From: Aviation Week
Posted: Friday, May 9, 2003
WASHINGTON, DC -- Aviation Week & Space Technology reports in its May 12 issue that out of about 60 key NASA and contractor managers and technicians interviewed by the Columbia Accident Board on shuttle safety, "not a single person said that the NASA quality program is where it ought to be", investigators told the magazine.
AW&ST reports that as a result of this and other assessments, the Columbia Accident Board will site serious deficiencies in NASA's overall safety program as a root cause or significant contributing factor to the Feb. 1 loss of shuttle Columbia and her seven astronauts. Those killed included Israel's first astronaut Ilan Ramon.
The deficiencies include a lack of effectiveness on how NASA carried out the U.S. government's responsibility for broad safety oversight when it transferred more specific quality control duties to the shuttle prime contractor United Space Alliance.

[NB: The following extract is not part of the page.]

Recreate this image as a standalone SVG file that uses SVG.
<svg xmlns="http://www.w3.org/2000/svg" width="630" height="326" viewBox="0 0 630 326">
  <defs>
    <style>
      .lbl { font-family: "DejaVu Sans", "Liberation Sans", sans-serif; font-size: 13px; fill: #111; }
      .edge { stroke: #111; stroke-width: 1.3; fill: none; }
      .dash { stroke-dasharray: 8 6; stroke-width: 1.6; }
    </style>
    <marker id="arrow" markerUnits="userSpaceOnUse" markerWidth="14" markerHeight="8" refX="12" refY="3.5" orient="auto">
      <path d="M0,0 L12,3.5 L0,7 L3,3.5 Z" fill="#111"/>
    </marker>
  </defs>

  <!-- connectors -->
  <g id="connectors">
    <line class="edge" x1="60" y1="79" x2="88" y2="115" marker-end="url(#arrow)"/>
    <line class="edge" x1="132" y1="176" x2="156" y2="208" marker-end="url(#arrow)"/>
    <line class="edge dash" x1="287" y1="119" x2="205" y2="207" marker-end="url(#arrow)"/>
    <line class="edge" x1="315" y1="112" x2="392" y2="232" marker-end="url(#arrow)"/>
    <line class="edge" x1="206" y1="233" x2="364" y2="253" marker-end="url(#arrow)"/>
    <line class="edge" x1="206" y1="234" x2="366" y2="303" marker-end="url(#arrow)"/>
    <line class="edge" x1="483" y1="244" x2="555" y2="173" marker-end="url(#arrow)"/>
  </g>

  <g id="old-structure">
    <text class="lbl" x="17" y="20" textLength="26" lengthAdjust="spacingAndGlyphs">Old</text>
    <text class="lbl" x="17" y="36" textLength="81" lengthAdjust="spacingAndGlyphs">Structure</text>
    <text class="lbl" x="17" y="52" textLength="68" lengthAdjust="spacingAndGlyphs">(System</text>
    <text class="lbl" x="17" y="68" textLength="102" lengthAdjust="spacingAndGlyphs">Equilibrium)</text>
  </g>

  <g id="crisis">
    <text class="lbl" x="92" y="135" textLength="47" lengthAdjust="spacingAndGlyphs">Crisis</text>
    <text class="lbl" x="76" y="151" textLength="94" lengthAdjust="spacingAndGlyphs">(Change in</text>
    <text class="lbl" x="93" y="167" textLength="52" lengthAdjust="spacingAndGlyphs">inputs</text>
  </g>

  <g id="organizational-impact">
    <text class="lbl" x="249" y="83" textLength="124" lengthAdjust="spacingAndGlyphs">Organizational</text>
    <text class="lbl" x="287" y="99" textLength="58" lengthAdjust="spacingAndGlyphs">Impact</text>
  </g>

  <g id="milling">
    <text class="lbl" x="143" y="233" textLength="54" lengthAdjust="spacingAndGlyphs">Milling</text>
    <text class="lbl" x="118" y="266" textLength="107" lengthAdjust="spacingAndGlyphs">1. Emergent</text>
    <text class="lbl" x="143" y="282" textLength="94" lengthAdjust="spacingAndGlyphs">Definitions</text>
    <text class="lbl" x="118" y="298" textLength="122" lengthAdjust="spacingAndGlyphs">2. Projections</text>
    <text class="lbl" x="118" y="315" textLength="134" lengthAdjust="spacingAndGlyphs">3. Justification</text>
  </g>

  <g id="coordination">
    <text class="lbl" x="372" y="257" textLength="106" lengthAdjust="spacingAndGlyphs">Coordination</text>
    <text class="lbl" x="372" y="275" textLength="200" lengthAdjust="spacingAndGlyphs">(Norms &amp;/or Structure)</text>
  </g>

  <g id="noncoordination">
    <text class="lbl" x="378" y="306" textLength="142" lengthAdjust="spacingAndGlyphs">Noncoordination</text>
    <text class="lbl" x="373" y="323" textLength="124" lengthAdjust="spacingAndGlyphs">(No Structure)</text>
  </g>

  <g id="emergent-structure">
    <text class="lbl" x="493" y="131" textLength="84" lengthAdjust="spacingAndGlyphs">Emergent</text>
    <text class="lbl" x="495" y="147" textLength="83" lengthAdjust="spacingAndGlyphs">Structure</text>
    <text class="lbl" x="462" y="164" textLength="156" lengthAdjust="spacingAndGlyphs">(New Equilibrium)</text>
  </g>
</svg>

The finding is likely to draw substantial interest by the Bush Administration and Congressional oversight committees about NASA fulfillment of its government mandated safety responsibilities, AW&ST said.
Among the NASA deficiencies that will be cited by the Accident Board is a lack of NASA internal scrutiny of the agency's own safety program, according to AW&ST.

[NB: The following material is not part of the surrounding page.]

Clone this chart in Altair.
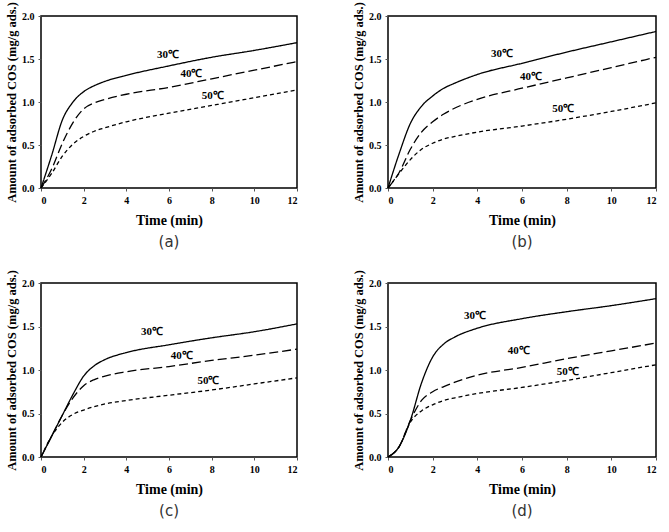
import altair as alt
import pandas as pd

time = [0, 0.5, 1, 1.5, 2, 2.5, 3, 4, 6, 8, 10, 12]
temps = ["30℃", "40℃", "50℃"]

a_30 = [0, 0.38, 0.79, 1.00, 1.12, 1.19, 1.24, 1.31, 1.42, 1.52, 1.60, 1.69]
a_40 = [0, 0.22, 0.52, 0.76, 0.92, 0.99, 1.03, 1.09, 1.17, 1.27, 1.37, 1.47]
a_50 = [0, 0.17, 0.37, 0.51, 0.60, 0.66, 0.70, 0.77, 0.87, 0.96, 1.05, 1.14]

b_30 = [0, 0.40, 0.75, 0.95, 1.07, 1.16, 1.22, 1.32, 1.45, 1.58, 1.70, 1.82]
b_40 = [0, 0.18, 0.45, 0.65, 0.77, 0.86, 0.93, 1.03, 1.16, 1.28, 1.40, 1.52]
b_50 = [0, 0.17, 0.33, 0.45, 0.52, 0.57, 0.60, 0.65, 0.72, 0.80, 0.89, 0.99]

c_30 = [0, 0.24, 0.48, 0.72, 0.93, 1.05, 1.12, 1.20, 1.29, 1.37, 1.44, 1.53]
c_40 = [0, 0.24, 0.48, 0.68, 0.82, 0.89, 0.93, 0.98, 1.04, 1.11, 1.17, 1.24]
c_50 = [0, 0.24, 0.40, 0.49, 0.54, 0.58, 0.61, 0.65, 0.71, 0.77, 0.84, 0.91]

d_30 = [0, 0.12, 0.42, 0.85, 1.15, 1.30, 1.38, 1.48, 1.59, 1.67, 1.74, 1.82]
d_40 = [0, 0.12, 0.42, 0.65, 0.75, 0.81, 0.86, 0.94, 1.03, 1.13, 1.22, 1.31]
d_50 = [0, 0.12, 0.40, 0.53, 0.60, 0.65, 0.68, 0.73, 0.80, 0.88, 0.97, 1.06]

# label positions (time, amount) per panel
a_lab_x = [5.95, 7.05, 8.05]
a_lab_y = [1.55, 1.33, 1.07]
b_lab_x = [5.1, 6.4, 7.85]
b_lab_y = [1.56, 1.29, 0.92]
c_lab_x = [5.2, 6.6, 7.85]
c_lab_y = [1.44, 1.16, 0.87]
d_lab_x = [3.9, 5.85, 8.05]
d_lab_y = [1.62, 1.22, 0.98]

captions = ["(a)", "(b)", "(c)", "(d)"]

SERIF = "Liberation Serif"


def panel(s30, s40, s50, lx, ly, caption, w, h):
    rows = []
    for t, series in zip(temps, [s30, s40, s50]):
        for x, y in zip(time, series):
            rows.append({"Time": x, "Amount": y, "Temp": t})
    df = pd.DataFrame(rows)
    labs = pd.DataFrame({"Time": lx, "Amount": ly, "Temp": temps})

    xenc = alt.X("Time:Q", scale=alt.Scale(domain=[0, 12], nice=False),
                 axis=alt.Axis(values=[0, 2, 4, 6, 8, 10, 12], title="Time (min)",
                               format="d"))
    yenc = alt.Y("Amount:Q", scale=alt.Scale(domain=[0, 2], nice=False),
                 axis=alt.Axis(values=[0, 0.5, 1.0, 1.5, 2.0], format=".1f",
                               title="Amount of adsorbed COS (mg/g ads.)"))

    lines = alt.Chart(df).mark_line(color="black", strokeWidth=1.3,
                                    interpolate="monotone").encode(
        x=xenc, y=yenc,
        strokeDash=alt.StrokeDash("Temp:N", legend=None,
                                  scale=alt.Scale(domain=temps,
                                                  range=[[1, 0], [9, 4], [4, 3]])),
        detail="Temp:N",
    )
    text = alt.Chart(labs).mark_text(font=SERIF, fontWeight="bold", fontSize=11,
                                     color="black").encode(
        x="Time:Q", y="Amount:Q", text="Temp:N")
    return alt.layer(lines, text).properties(
        width=w, height=h,
        title=alt.TitleParams(caption, orient="bottom", font="DejaVu Sans",
                              fontSize=15, fontWeight="normal", color="#333333",
                              offset=8),
    )


pa = panel(a_30, a_40, a_50, a_lab_x, a_lab_y, captions[0], 256, 172)
pb = panel(b_30, b_40, b_50, b_lab_x, b_lab_y, captions[1], 268, 172)
pc = panel(c_30, c_40, c_50, c_lab_x, c_lab_y, captions[2], 256, 174)
pd_ = panel(d_30, d_40, d_50, d_lab_x, d_lab_y, captions[3], 268, 174)

chart = alt.concat(pa, pb, pc, pd_, columns=2,
                   spacing={"column": 91, "row": 95}, bounds="flush").configure_view(
    stroke="black", strokeWidth=1.5
).configure_axis(
    labelFont=SERIF, labelFontWeight="bold", labelFontSize=10, labelColor="black",
    titleFont=SERIF, titleFontWeight="bold", titleColor="black",
    grid=False, domain=False, ticks=True, tickSize=3, tickColor="#555555",
    tickWidth=1,
).configure_axisY(titlePadding=3, labelPadding=4, titleFontSize=12.5).configure_axisX(
    titlePadding=8, labelPadding=4, titleFontSize=14
).properties(
    background="white", padding={"left": 4, "top": 0, "right": 5, "bottom": 5}
)

chart.save("out.html", embed_options={"renderer": "svg", "actions": False})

"There is no automatic program review" required periodically of NASA's own safety efforts. There is no overall NASA process "to address what we are not doing that we should be doing," an investigator told the magazine.
AW&ST also reports that NASA's own internal post-Columbia accident review has begun to reveal details on past safety related events that did not result in incidents, but could have.
The Accident Board has been preliminarily briefed on one case where NASA decided not to replace a "Criticality-1"-related component that had been showing anomalous behavior. These so-called Crit-1 components have life or death implications for shuttle astronauts.
The component in question then did fail during the launch of shuttle Mission STS-112 last October, but a redundant system prevented a launch catastrophe, AW&ST reported.